Current capabilities¶

PROTEA currently provides the following registered operations across the protein functional annotation pipeline (the authoritative list is the body of protea.core.operation_catalog.build_operation_registry):

Data ingestion: insert_proteins, fetch_uniprot_metadata, load_ontology_snapshot, load_goa_annotations, load_quickgo_annotations.
Embedding computation: compute_embeddings (coordinator), compute_embeddings_batch, store_embeddings.
GO term prediction: predict_go_terms (coordinator), predict_go_terms_batch, store_predictions.
InterPro-based prediction: load_interpro_go_mapping, run_interproscan_batch, predict_go_terms_from_interpro.
Evaluation: generate_evaluation_set, run_cafa_evaluation.
Re-ranker dataset publishing: export_research_dataset (LightGBM training itself lives in protea-reranker-lab; PROTEA only produces the frozen train/eval parquets and serves the registered boosters).
Diagnostics: ping.

A scoring engine applies weighted formulas or trained LightGBM re-rankers to prediction sets.
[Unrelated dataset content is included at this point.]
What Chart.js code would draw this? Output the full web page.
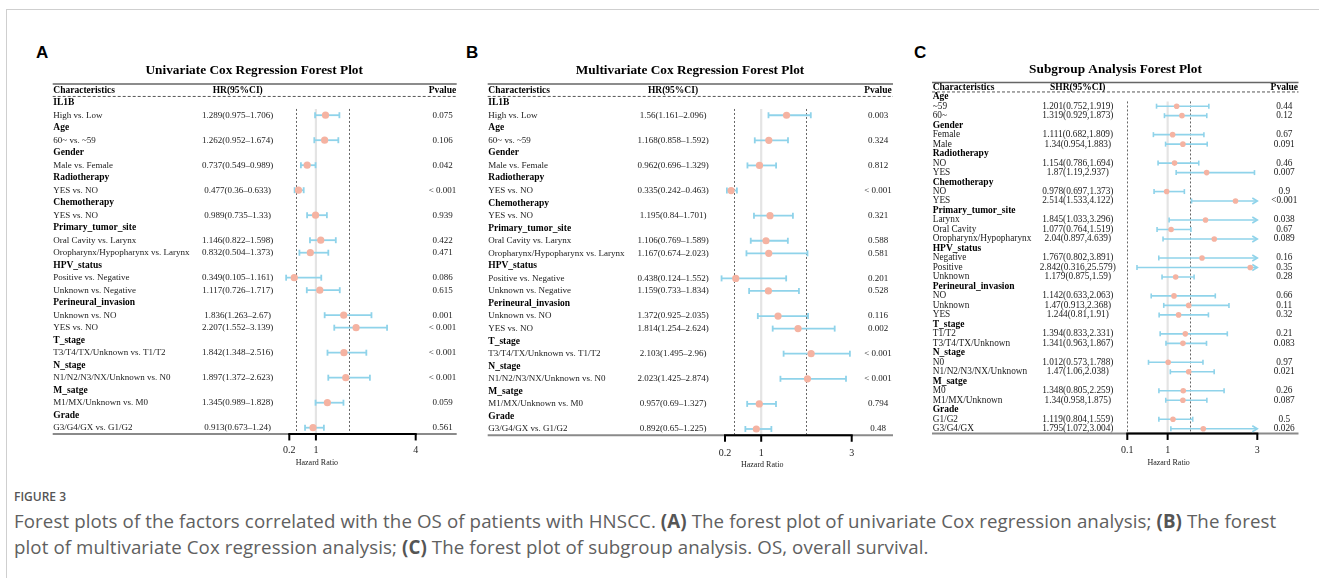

The one-click /annotate endpoint automates the entire workflow from FASTA upload to ranked GO term prediction. The full operation catalogue is documented in Operations, including the four ephemeral consumer operations that fan out GPU and KNN work across batch queues.

Design principle

New operations are added by implementing the Operation protocol and registering the instance at worker startup. No changes to the infrastructure or execution layers are required. This is the property that makes Hypothesis H1 testable: if a new workflow requires modifications outside the domain layer, the architectural claim is falsified.

Thesis outline¶

The remainder of this thesis is organised as follows.

Related work situates PROTEA against existing workflow engines, the CAFA evaluation tradition, homology- and embedding-based GO prediction methods, and the protein language models that supply its embedding backends.
Architecture describes the system architecture in five chapters: the runtime stack and requirements (system_overview), the two-session job lifecycle (job_lifecycle), the versioned data model (data_model), the operation catalogue (operations), and the evaluation protocol with formal NK/LK/PK definitions (evaluation).
Results presents the experimental evaluation: ablations over k and the scoring function, the three re-ranker iterations, the external benchmark against Pannzer2 / InterProScan / eggNOG-mapper, and the quantitative data-leakage analysis.
Appendix contains installation and quickstart instructions, a configuration reference, how-to guides, operational runbooks, and architectural decision records (ADRs) for every non-obvious design choice.
References lists every cited work.

Readers interested in architecture should start with System Overview; readers interested in empirical results should jump directly to Results; readers interested in reproducing the pipeline end-to-end should follow Installation and Quickstart and then the how-to guides.